From the San Diego Union Tribune:
Call it a case of a thief with very bad timing. Last Wednesday, officials at a Baptist Church in Clairemont discovered that a thief had stolen the choir’s electric piano and soundboard during the night. Without them, the choir couldn’t perform its Sunday Christmas music program. The theft was immediately reported to its insurance company, which authorized replacement of the items, worth about $5,000.
Shortly after music director Nathan Robinson arrived at the Guitar Center in Grossmont Center mall to buy new equipment, in walked a man in his 20s carrying the church’s Yamaha keyboard. Robinson recognized the fellow as someone who’d stopped by the church about three months earlier to inquire about its program.
“It was Twilight Zoney,” says Robinson. “A guy walked through the door holding our equipment.” As the fellow negotiated with a clerk to sell the keyboard, Robinson alerted the store’s management to the theft.

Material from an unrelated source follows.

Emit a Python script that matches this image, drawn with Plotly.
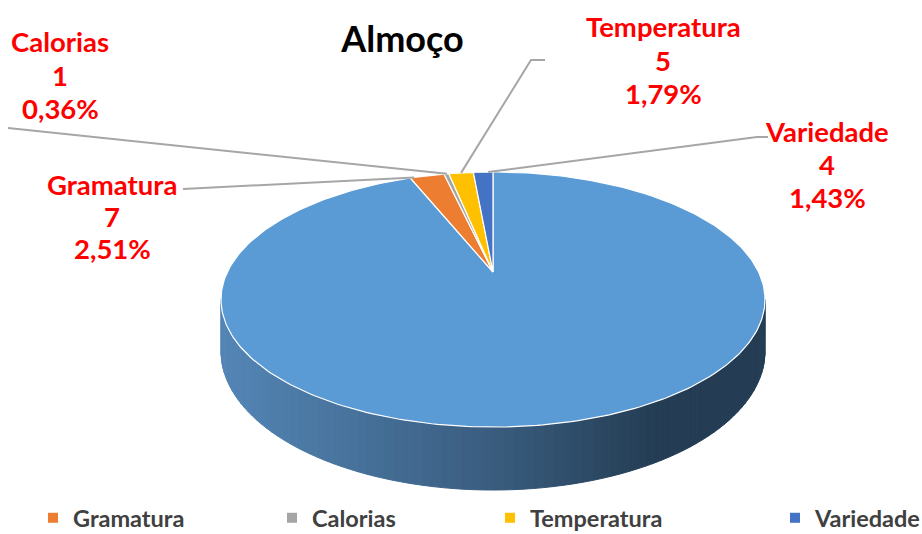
import numpy as np
import plotly.graph_objects as go

# ---------------- data ----------------
categories = ["Outros", "Gramatura", "Calorias", "Temperatura", "Variedade"]
values = [262, 7, 1, 5, 4]
colors = ["#5B9BD5", "#ED7D31", "#A5A5A5", "#FFC000", "#4472C4"]
legend_categories = ["Gramatura", "Calorias", "Temperatura", "Variedade"]
title_text = "Almoço"

# ---------------- geometry (layout of the 3D pie) ----------------
CX, CY = 493.0, 272.0      # projected centre of the pie top
A, B = 265.6, 121.6        # horizontal / vertical radii
K = 0.2157                 # perspective factor
DEPTH = 49.4               # thickness of the disc


def proj(theta_deg, h=0.0):
    t = np.radians(theta_deg)
    X, Z = np.sin(t), np.cos(t)
    s = 1.0 + K * Z
    return CX + A * X / s, CY - B * Z / s + h * DEPTH / s


total = float(sum(values))
starts = np.concatenate([[0.0], np.cumsum(values)[:-1]]) / total * 360.0
ends = np.cumsum(values) / total * 360.0

fig = go.Figure()

# ---- side wall (visible front part, belongs to the first/big slice) ----
edge = np.degrees(np.arccos(-K))          # silhouette angles
th_a, th_b = edge, 360.0 - edge
N = 90
grid = np.linspace(th_a, th_b, N + 1)
c_left = np.array([84, 134, 182])
c_mid = np.array([58, 93, 127])
c_right = np.array([36, 61, 84])
for i in range(N):
    seg = np.linspace(grid[i], grid[i + 1], 4)
    xt, yt = proj(seg, 0.0)
    xb, yb = proj(seg[::-1], 1.0)
    xs = np.concatenate([xt, xb, xt[:1]])
    ys = np.concatenate([yt, yb, yt[:1]])
    xm = float(np.mean(xt))
    u = (xm - (CX - A * 1.024)) / (2 * A * 1.024)
    if u < 0.5:
        c = c_left + (c_mid - c_left) * (u / 0.5)
    else:
        c = c_mid + (c_right - c_mid) * min(1.0, (u - 0.5) / 0.3)
    col = "rgb(%d,%d,%d)" % tuple(int(v) for v in c)
    fig.add_trace(go.Scatter(x=xs, y=ys, mode="lines", fill="toself",
                             fillcolor=col, line=dict(color=col, width=1),
                             hoverinfo="skip", showlegend=False))

# ---- top faces of the slices ----
for cat, s, e, col in zip(categories, starts, ends, colors):
    n = max(3, int((e - s) / 1.0) + 2)
    th = np.linspace(s, e, n)
    xa, ya = proj(th, 0.0)
    xs = np.concatenate([[CX], xa, [CX]])
    ys = np.concatenate([[CY], ya, [CY]])
    fig.add_trace(go.Scatter(x=xs, y=ys, mode="lines", fill="toself",
                             fillcolor=col, line=dict(color="white", width=1.2),
                             name=cat, hoverinfo="name", showlegend=False))

# ---- data labels with leader lines ----
label_pos = {  # centre x, centre y of each text line, leader start points,
               # and where along the slice arc the leader ends (0..1)
    "Calorias": dict(x=60, ys=[41, 75, 108], lead=[(8, 128)], frac=0.6),
    "Gramatura": dict(x=112, ys=[184, 216, 248], lead=[(183, 189)], frac=0.12),
    "Temperatura": dict(x=663, ys=[26, 60, 93], lead=[(545, 60), (531, 60)],
                        frac=0.5),
    "Variedade": dict(x=827, ys=[131, 164, 197], lead=[(768, 137), (757, 137)],
                      frac=0.75),
}
for cat, v, s, e in zip(categories, values, starts, ends):
    if cat not in label_pos:
        continue
    p = label_pos[cat]
    mx, my = proj(s + (e - s) * p["frac"], 0.0)
    lx = [pt[0] for pt in p["lead"]] + [float(mx)]
    ly = [pt[1] for pt in p["lead"]] + [float(my)]
    fig.add_trace(go.Scatter(x=lx, y=ly, mode="lines",
                             line=dict(color="#A6A6A6", width=2),
                             hoverinfo="skip", showlegend=False))
    pct = ("%.2f%%" % (v / total * 100)).replace(".", ",")
    for txt, yy in zip([cat, str(v), pct], p["ys"]):
        fig.add_annotation(x=p["x"], y=yy, xref="x", yref="y", text=txt,
                           showarrow=False, xanchor="center",
                           yanchor="middle",
                           font=dict(family="Lato", size=27.5,
                                     color="#FF0000", weight="bold"))

# ---- legend (one legend box per entry, spread like the original) ----
legend_x = [33, 272, 490, 775]
cmap = dict(zip(categories, colors))
for i, (cat, lx) in enumerate(zip(legend_categories, legend_x)):
    lname = "legend" if i == 0 else "legend%d" % (i + 1)
    fig.add_trace(go.Scatter(x=[None], y=[None], mode="markers",
                             marker=dict(symbol="square", size=10,
                                         color=cmap[cat]),
                             name=cat, legend=lname, showlegend=True))
    fig.update_layout(**{lname: dict(
        x=lx / 922.0, y=16 / 534.0, xanchor="left", yanchor="middle",
        orientation="h", bgcolor="rgba(0,0,0,0)",
        font=dict(family="Lato", size=23.5, color="#404040", weight="bold"))})

fig.update_layout(
    width=922, height=534,
    margin=dict(l=0, r=0, t=0, b=0, autoexpand=False),
    paper_bgcolor="white", plot_bgcolor="white",
    title=dict(text=title_text, x=402.5 / 922.0, y=1 - 39 / 534.0,
               xanchor="center", yanchor="middle",
               font=dict(family="Lato", size=36, color="black",
                         weight="bold")),
    xaxis=dict(range=[0, 922], visible=False, fixedrange=True),
    yaxis=dict(range=[534, 0], visible=False, fixedrange=True),
    hovermode="closest",
)

fig.write_html("out.html", config={"displayModeBar": False},
               post_script="document.body.style.margin='0';")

While awaiting police, an employee tested the keyboard and detained the seller. As soon as the La Mesa police arrived, the man bolted out of the store and blended into a sea of holiday shoppers – but he conveniently left behind his driver’s license and thumb print.
Was the church missing anything else, the Guitar Center manager asked Robinson. Yes, a soundboard. It was there in a corner where the fellow had left it while he returned to his car for the keyboard.
When the choir arrived for rehearsal that evening, the equipment was back in its place and ready for service. The thief, no doubt, was wishing he’d gone to a different music store.